One of the first recorded globsters was in 1808 in Scotland after a storm washed an estimated 36-55 foot carcass called the “Stronsay Beast”. Examinations of the Stronsay Beast claimed it had three limbs which were thought to be either paws or wings. Along its back were bristles that were said to glow in the dark when wet. Initial examinations from the Wernerian Society of Edinburgh identified the Stronsay Beast as being a new species of a sea serpent. An anatomist in London later came to the conclusion that the Stronsay Beast was a decomposing basking shark, and in 1849, a Scottish professor in Edinberg concurred.

One of the more confusing globsters was in 1924 in South Africa. Trunko had washed ashore for ten days and in those days, no academic ever conducted a proper investigation of Trunko, so all there is to go off are stories, drawings, and a few photos which were taken. Trunko was described as a large creature covered in thick white fur and a trunk like an elephant.

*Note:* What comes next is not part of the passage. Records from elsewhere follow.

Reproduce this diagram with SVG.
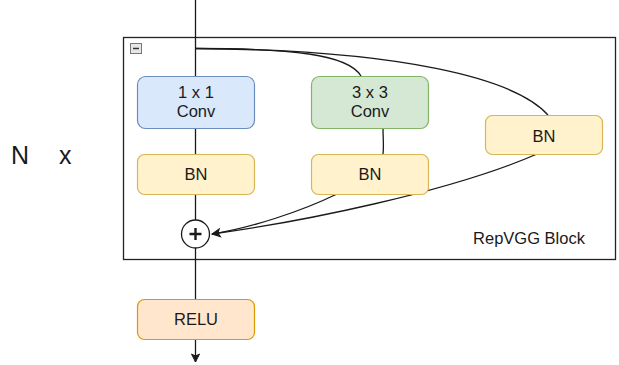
<svg xmlns="http://www.w3.org/2000/svg" width="619" height="365" viewBox="0 0 619 365">
  <style>
    .lbl { font-family: "Liberation Sans", Arial, sans-serif; font-size: 16.5px; fill: #1a1a1a; text-anchor: middle; }
    .big { font-family: "Liberation Sans", Arial, sans-serif; font-size: 25px; fill: #1a1a1a; }
    .edge { fill: none; stroke: #1a1a1a; stroke-width: 1.3; }
    .blue { fill: #dae8fc; stroke: #6c8ebf; stroke-width: 1.2; }
    .green { fill: #d5e8d4; stroke: #82b366; stroke-width: 1.2; }
    .yellow { fill: #fff2cc; stroke: #d6b656; stroke-width: 1.2; }
    .orange { fill: #ffe6cc; stroke: #d79b00; stroke-width: 1.2; }
  </style>
  <defs>
    <marker id="arrow" markerWidth="10" markerHeight="10" refX="9" refY="5" orient="auto" markerUnits="userSpaceOnUse">
      <path d="M1,1 L9,5 L1,9 L3,5 Z" fill="#1a1a1a" stroke="#1a1a1a" stroke-width="1"/>
    </marker>
  </defs>
  <rect width="619" height="365" fill="#ffffff"/>

  <!-- repeat label -->
  <g id="repeat">
    <text x="11" y="164" class="big">N</text>
    <text x="59" y="164" class="big">x</text>
  </g>

  <!-- container block -->
  <g id="block">
    <rect x="123.5" y="37.5" width="492" height="222" fill="none" stroke="#222" stroke-width="1.3"/>
    <rect x="130.5" y="43.5" width="11" height="10" fill="#e6e6e6" stroke="#777" stroke-width="1"/>
    <line x1="133" y1="48.5" x2="139" y2="48.5" stroke="#333" stroke-width="1.5"/>
    <text x="529" y="244" class="lbl">RepVGG Block</text>
  </g>

  <!-- connectors -->
  <g id="connectors">
    <path class="edge" d="M195.5,0 V76"/>
    <path class="edge" d="M195.5,128 V154"/>
    <path class="edge" d="M195.5,194 V220"/>
    <path class="edge" d="M195.5,248 V299"/>
    <path class="edge" d="M195.5,339 V362" marker-end="url(#arrow)"/>
    <path class="edge" d="M195.5,48.5 C290,48.5 348,54 361,76"/>
    <path class="edge" d="M195.5,48.5 C400,50 515,78 548,115"/>
    <path class="edge" d="M383,128 C383,138 384,146 383,154"/>
    <path class="edge" d="M337,194 C300,212 250,228 212,234" marker-end="url(#arrow)"/>
    <path class="edge" d="M537,154 C450,192 300,222 212,234"/>
  </g>

  <g id="conv1x1">
    <rect class="blue" x="137.5" y="76.5" width="117" height="52" rx="8"/>
    <text x="196" y="98" class="lbl">1 x 1</text>
    <text x="196" y="117" class="lbl">Conv</text>
  </g>
  <g id="conv3x3">
    <rect class="green" x="311.5" y="76.5" width="117" height="52" rx="8"/>
    <text x="370" y="98" class="lbl">3 x 3</text>
    <text x="370" y="117" class="lbl">Conv</text>
  </g>
  <g id="bn-identity">
    <rect class="yellow" x="485.5" y="115.5" width="117" height="39" rx="7"/>
    <text x="544" y="142" class="lbl">BN</text>
  </g>
  <g id="bn-1x1">
    <rect class="yellow" x="137.5" y="154.5" width="117" height="40" rx="7"/>
    <text x="196" y="180" class="lbl">BN</text>
  </g>
  <g id="bn-3x3">
    <rect class="yellow" x="311.5" y="154.5" width="117" height="40" rx="7"/>
    <text x="370" y="180" class="lbl">BN</text>
  </g>
  <g id="add">
    <circle cx="195.5" cy="234" r="14" fill="#ffffff" stroke="#1a1a1a" stroke-width="1.3"/>
    <path d="M189.5,234 H201.5 M195.5,228 V240" stroke="#1a1a1a" stroke-width="2.4"/>
  </g>
  <g id="relu">
    <rect class="orange" x="137.5" y="299.5" width="117" height="40" rx="7"/>
    <text x="196" y="325" class="lbl">RELU</text>
  </g>
</svg>
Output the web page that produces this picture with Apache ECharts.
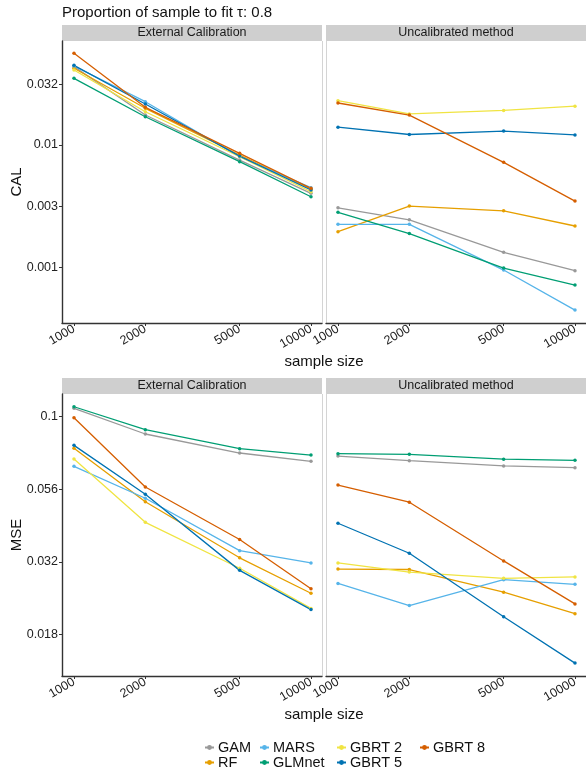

Trunko reportedly was first seen off the shore fighting two killer whales, and supposedly once leaping 20 feet out of the water before beaching. Modern investigations of Trunko after the fact have concluded that Trunko was most likely another whale in which the trunk was actually the spine and the fur coat was how blubber appears after decomposition. Orcas have also been known to often play with animal corpses, which could look like fighting.

To reflect back upon the sensation of globsters and other related things, something interesting I think is an appreciation we can take in the advances of academia in the modern day. Aside from how fun it may be to think about fantastical creatures like globsters, if we tunnel vision on just the entertainment, it can be easy to overlook and underappreciate the fact that thanks to advances in human understandings we no longer have to navigate many of these pseudo-scientific concepts which were so popular in the late 19th and early 20th centuries.